1. Who has access to my data and how is that access managed?
This is important. The provider will always have access to some form of the data. It has to. The question is, does the provider maintain a good security practice around the management of that data and how is access governed withing the providers network?

Good answers to expect: ‘We have limited access by only key individuals, security is managed by a rigorous access control and auditing program’

Possible warning signs: ‘We have no access to your data’; ‘We are not responsible for data security

2. What screening methods are involved in hiring staff members and vendors?
Service providers of every type should have a process to make sure that their staff members and vendors all pass a rigorous security screening which includes background checks to make sure they’re trustworthy.

Good answers to expect: ‘We have a detailed screening process that all employees must pass before they’re able to work here

Possible warning signs: ‘We make sure our employees are trustworthy‘ (without a process to validate it)

3. How can I report a possible security breach and what is the expected response time?
The answer to this question should be very clear. Furthermore, the process should be documented and easily accessible. Your staff members should be able to know what to do in an emergency.

Good answers to expect: Call this number to speak to a support representative immediately

Possible warning signs: ‘Submit a ticket by email or web form, your inquiry will be responded to within one business day

4. Do you have a security policy and is it available to customers?
This is a bit of a trick question. Security policies should be company confidential. If a provider is too willing to give you information about their security practices, that could indicate irresponsibility on their part. They should be able to provide a list of security policies and the table of contents, but not the policy itself. Some providers will be able to even provide certifications based on SSAE, PCI or SOX audits.

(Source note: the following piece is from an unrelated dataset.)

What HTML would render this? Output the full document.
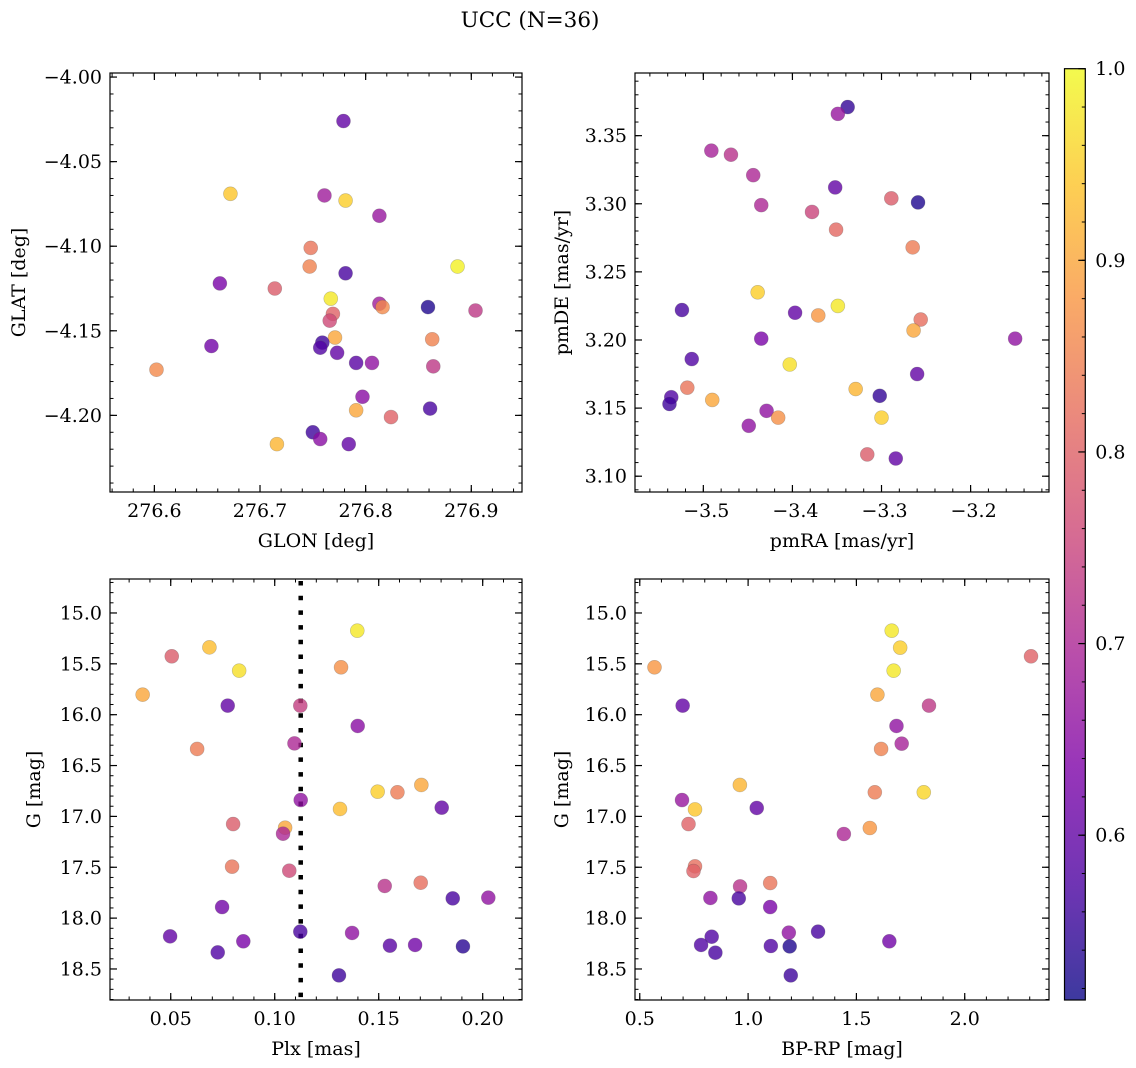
<!DOCTYPE html>
<html><head><meta charset="utf-8"><style>
html,body{margin:0;padding:0;background:#fff;}
svg{display:block;font-family:"DejaVu Serif","Liberation Serif",serif;}
</style></head><body>
<svg id="fig" width="1136" height="1068" viewBox="0 0 1136 1068" xmlns="http://www.w3.org/2000/svg">
<defs><linearGradient id="cbg" x1="0" y1="1" x2="0" y2="0">
<stop offset="0" stop-color="#0d0887"/><stop offset="0.125" stop-color="#4c02a1"/><stop offset="0.25" stop-color="#7e03a8"/><stop offset="0.375" stop-color="#a92395"/><stop offset="0.5" stop-color="#cc4778"/><stop offset="0.625" stop-color="#e56b5d"/><stop offset="0.75" stop-color="#f89441"/><stop offset="0.875" stop-color="#fdc328"/><stop offset="1" stop-color="#f0f921"/></linearGradient></defs>
<text x="530" y="27" font-size="21.5" text-anchor="middle">UCC (N=36)</text>
</svg>
<script>
// ---- data ----
const glon=[276.779,276.672,276.761,276.781,276.813,276.748,276.747,276.781,276.887,276.662,276.714,276.767,276.813,276.816,276.859,276.904,276.769,276.766,276.771,276.863,276.759,276.757,276.773,276.654,276.791,276.806,276.602,276.864,276.797,276.791,276.861,276.824,276.750,276.757,276.784,276.716];
const glat=[-4.026,-4.069,-4.070,-4.073,-4.082,-4.101,-4.112,-4.116,-4.112,-4.122,-4.125,-4.131,-4.134,-4.136,-4.136,-4.138,-4.140,-4.144,-4.154,-4.155,-4.157,-4.160,-4.163,-4.159,-4.169,-4.169,-4.173,-4.171,-4.189,-4.197,-4.196,-4.201,-4.210,-4.214,-4.217,-4.217];
const probA=[0.60,0.94,0.68,0.95,0.67,0.83,0.85,0.57,0.99,0.63,0.79,0.98,0.68,0.86,0.53,0.73,0.80,0.76,0.90,0.85,0.56,0.58,0.60,0.62,0.59,0.66,0.86,0.73,0.65,0.90,0.57,0.80,0.56,0.65,0.60,0.92];
const pmra=[-3.338,-3.349,-3.491,-3.469,-3.444,-3.352,-3.289,-3.259,-3.435,-3.378,-3.351,-3.265,-3.439,-3.524,-3.397,-3.371,-3.349,-3.256,-3.264,-3.150,-3.435,-3.513,-3.403,-3.260,-3.518,-3.329,-3.302,-3.536,-3.538,-3.490,-3.429,-3.416,-3.300,-3.449,-3.316,-3.284];
const pmde=[3.371,3.366,3.339,3.336,3.321,3.312,3.304,3.301,3.299,3.294,3.281,3.268,3.235,3.222,3.220,3.218,3.225,3.215,3.207,3.201,3.201,3.186,3.182,3.175,3.165,3.164,3.159,3.158,3.153,3.156,3.148,3.143,3.143,3.137,3.116,3.113];
const probB=[0.55,0.67,0.69,0.72,0.70,0.60,0.79,0.53,0.70,0.75,0.81,0.84,0.95,0.57,0.60,0.88,0.98,0.82,0.90,0.66,0.63,0.58,0.97,0.60,0.83,0.92,0.55,0.58,0.56,0.90,0.66,0.87,0.95,0.66,0.79,0.60];
const plx=[0.1397,0.0686,0.0505,0.0829,0.1319,0.0365,0.0774,0.1123,0.1399,0.1095,0.0627,0.1495,0.1590,0.1705,0.1125,0.1314,0.1803,0.0800,0.1050,0.1040,0.0795,0.1070,0.1529,0.1702,0.1856,0.2027,0.0747,0.1123,0.1372,0.0497,0.0849,0.0726,0.1554,0.1675,0.1905,0.1309];
const gmagC=[15.174,15.338,15.426,15.567,15.534,15.803,15.911,15.911,16.111,16.282,16.337,16.757,16.763,16.691,16.839,16.927,16.914,17.075,17.111,17.170,17.494,17.534,17.684,17.652,17.806,17.799,17.891,18.133,18.146,18.179,18.228,18.337,18.271,18.264,18.278,18.563];
const probC=[0.98,0.93,0.79,0.97,0.87,0.90,0.60,0.74,0.65,0.70,0.84,0.95,0.84,0.90,0.66,0.93,0.60,0.79,0.90,0.70,0.83,0.76,0.72,0.82,0.57,0.66,0.62,0.57,0.66,0.60,0.63,0.58,0.59,0.62,0.54,0.56];
const bprp=[1.663,1.702,2.306,0.568,1.672,1.597,0.698,1.835,1.685,1.709,1.614,0.962,1.585,1.811,0.695,0.755,1.040,0.725,1.442,1.562,0.755,0.748,0.963,1.102,0.826,0.957,1.102,1.188,1.323,0.832,1.652,0.783,1.105,1.192,0.849,1.197];
const gmagD=[15.174,15.341,15.426,15.534,15.567,15.803,15.911,15.911,16.111,16.285,16.337,16.691,16.763,16.763,16.839,16.931,16.917,17.075,17.173,17.114,17.491,17.537,17.688,17.655,17.802,17.806,17.891,18.143,18.133,18.183,18.228,18.264,18.274,18.278,18.340,18.563];
const probD=[0.98,0.95,0.80,0.88,0.98,0.90,0.60,0.73,0.66,0.69,0.85,0.92,0.84,0.96,0.67,0.94,0.60,0.80,0.70,0.88,0.82,0.80,0.72,0.83,0.66,0.57,0.63,0.66,0.57,0.58,0.62,0.58,0.58,0.53,0.57,0.56];
const plxLine=0.1125;
const ticksA_x=[276.6,276.7,276.8,276.9], ticksA_y=[-4.00,-4.05,-4.10,-4.15,-4.20];
const ticksB_x=[-3.5,-3.4,-3.3,-3.2], ticksB_y=[3.10,3.15,3.20,3.25,3.30,3.35];
const ticksC_x=[0.05,0.10,0.15,0.20], ticksG=[15.0,15.5,16.0,16.5,17.0,17.5,18.0,18.5];
const ticksD_x=[0.5,1.0,1.5,2.0];
const cbTicks=[0.6,0.7,0.8,0.9,1.0];
const vmin=0.514, vmax=1.0;

const NS="http://www.w3.org/2000/svg";
const svg=document.getElementById('fig');
const FS=19;
function mk(tag,attrs,parent){const e=document.createElementNS(NS,tag);for(const k in attrs)e.setAttribute(k,attrs[k]);(parent||svg).appendChild(e);return e;}
const stops=[[0,[13,8,135]],[0.125,[76,2,161]],[0.25,[126,3,168]],[0.375,[169,35,149]],[0.5,[204,71,120]],[0.625,[229,107,93]],[0.75,[248,148,65]],[0.875,[253,195,40]],[1,[240,249,33]]];
function plasma(t){t=Math.max(0,Math.min(1,t));for(let i=1;i<stops.length;i++){if(t<=stops[i][0]){const a=stops[i-1],b=stops[i];const f=(t-a[0])/(b[0]-a[0]);const c=a[1].map((v,j)=>Math.round(v+(b[1][j]-v)*f));return `rgb(${c[0]},${c[1]},${c[2]})`;}}return 'rgb(240,249,33)';}
function fmt(v,d){const s=Math.abs(v).toFixed(d);return (v<0?'\u2212':'')+s;}

function panel(o){
  const g=mk('g',{});
  
  
  const sx=v=>o.x0+(v-o.xd[0])/(o.xd[1]-o.xd[0])*(o.x1-o.x0);
  const sy=v=>o.y0+(v-o.yd[0])/(o.yd[1]-o.yd[0])*(o.y1-o.y0);
  const xlo=Math.min(...o.xd),xhi=Math.max(...o.xd),ylo=Math.min(...o.yd),yhi=Math.max(...o.yd);
  for(let v=Math.ceil(xlo/o.xm-1e-6)*o.xm;v<=xhi+1e-9;v+=o.xm){const X=sx(v);mk('line',{x1:X,x2:X,y1:o.y1,y2:o.y1-3.5,stroke:'#000','stroke-width':1},g);mk('line',{x1:X,x2:X,y1:o.y0,y2:o.y0+3.5,stroke:'#000','stroke-width':1},g);}
  for(let v=Math.ceil(ylo/o.ym-1e-6)*o.ym;v<=yhi+1e-9;v+=o.ym){const Y=sy(v);mk('line',{x1:o.x0,x2:o.x0+3.5,y1:Y,y2:Y,stroke:'#000','stroke-width':1},g);mk('line',{x1:o.x1,x2:o.x1-3.5,y1:Y,y2:Y,stroke:'#000','stroke-width':1},g);}
  o.xt.forEach(v=>{const X=sx(v);mk('line',{x1:X,x2:X,y1:o.y1,y2:o.y1-7,stroke:'#000','stroke-width':1.2},g);mk('line',{x1:X,x2:X,y1:o.y0,y2:o.y0+7,stroke:'#000','stroke-width':1.2},g);
    const t=mk('text',{x:X+(v<0?3:0),y:o.y1+25,'font-size':FS,'text-anchor':'middle'},g);t.textContent=fmt(v,o.xdp);
    });
  o.yt.forEach(v=>{const Y=sy(v);mk('line',{x1:o.x0,x2:o.x0+7,y1:Y,y2:Y,stroke:'#000','stroke-width':1.2},g);mk('line',{x1:o.x1,x2:o.x1-7,y1:Y,y2:Y,stroke:'#000','stroke-width':1.2},g);
    const t=mk('text',{x:o.x0-8,y:Y+6.5,'font-size':FS,'text-anchor':'end'},g);t.textContent=fmt(v,o.ydp);
    });
  if(o.vline!==undefined){const X=sx(o.vline);const l=mk('line',{x1:X,x2:X,y1:o.y0+2,y2:o.y1,stroke:'#000','stroke-width':4.5,'stroke-dasharray':'4.5 10.2'},g);
    }
  for(let i=0;i<o.xs.length;i++){
    const c=mk('circle',{cx:sx(o.xs[i]),cy:sy(o.ys[i]),r:7,fill:plasma((o.cs[i]-vmin)/(vmax-vmin)),'fill-opacity':0.8,stroke:'#555','stroke-opacity':0.35,'stroke-width':0.6},g);
    
    
  }
  const fr=mk('rect',{x:o.x0,y:o.y0,width:o.x1-o.x0,height:o.y1-o.y0,fill:'none',stroke:'#000','stroke-width':1.2},g);
  
  const xl=mk('text',{x:(o.x0+o.x1)/2,y:o.y1+55,'font-size':FS,'text-anchor':'middle'},g);xl.textContent=o.xlabel;
  
  const yl=mk('text',{x:0,y:0,'font-size':FS,'text-anchor':'middle',transform:`translate(${o.ylx},${(o.y0+o.y1)/2}) rotate(-90)`},g);yl.textContent=o.ylabel;
  
}
panel({name:'glon-glat-panel',x0:110,x1:522,y0:73,y1:492,xd:[276.558,276.948],yd:[-3.9976,-4.2453],xt:ticksA_x,yt:ticksA_y,xm:0.02,ym:0.01,xdp:1,ydp:2,xs:glon,ys:glat,cs:probA,xlabel:'GLON [deg]',ylabel:'GLAT [deg]',ylx:25});
panel({name:'pm-panel',x0:635,x1:1049,y0:73,y1:492,xd:[-3.5767,-3.112],yd:[3.396,3.0884],xt:ticksB_x,yt:ticksB_y,xm:0.02,ym:0.01,xdp:1,ydp:2,xs:pmra,ys:pmde,cs:probB,xlabel:'pmRA [mas/yr]',ylabel:'pmDE [mas/yr]',ylx:568});
panel({name:'plx-g-panel',x0:110,x1:522,y0:579,y1:1000,xd:[0.0208,0.2189],yd:[14.666,18.805],xt:ticksC_x,yt:ticksG,xm:0.01,ym:0.1,xdp:2,ydp:1,xs:plx,ys:gmagC,cs:probC,xlabel:'Plx [mas]',ylabel:'G [mag]',ylx:40,vline:plxLine});
panel({name:'cmd-panel',x0:635,x1:1049,y0:579,y1:1000,xd:[0.478,2.389],yd:[14.666,18.805],xt:ticksD_x,yt:ticksG,xm:0.1,ym:0.1,xdp:1,ydp:1,xs:bprp,ys:gmagD,cs:probD,xlabel:'BP-RP [mag]',ylabel:'G [mag]',ylx:568});
// colorbar
const cb=mk('g',{});


const cbx0=1064.5,cbx1=1085.3,cby0=68.7,cby1=1000;
const cy=v=>cby1-(v-vmin)/(vmax-vmin)*(cby1-cby0);
mk('rect',{x:cbx0,y:cby0,width:cbx1-cbx0,height:cby1-cby0,fill:'url(#cbg)','fill-opacity':0.8},cb);
for(let v=0.52;v<=1.0001;v+=0.02){const Y=cy(v);mk('line',{x1:cbx1,x2:cbx1-3.5,y1:Y,y2:Y,stroke:'#000','stroke-width':1},cb);}
cbTicks.forEach(v=>{const Y=cy(v);mk('line',{x1:cbx1,x2:cbx1-7,y1:Y,y2:Y,stroke:'#000','stroke-width':1.2},cb);
  const t=mk('text',{x:cbx1+10,y:Y+6.5,'font-size':FS},cb);t.textContent=v.toFixed(1);
  });
mk('rect',{x:cbx0,y:cby0,width:cbx1-cbx0,height:cby1-cby0,fill:'none',stroke:'#000','stroke-width':1.2},cb);
</script>
</body></html>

Good answers to expect: We have internal, confidential polices, but we can provide limited disclosure on what those policies contain

Possible warning signs: Yes, we can provide you with all our security documents

Even worse answer: We have a policy, but it’s not in writing

5. What security related certifications does your organization own?
There are a lot of security certification out there for solution providers. Sarbanes Oxley is one, SSAE 16 is one that applies to datacenters specifically; there are 3 types, 1, 2 & 3. Having all three means the facility has undergone a very strict audit that happens once a year in order for them to keep their certification.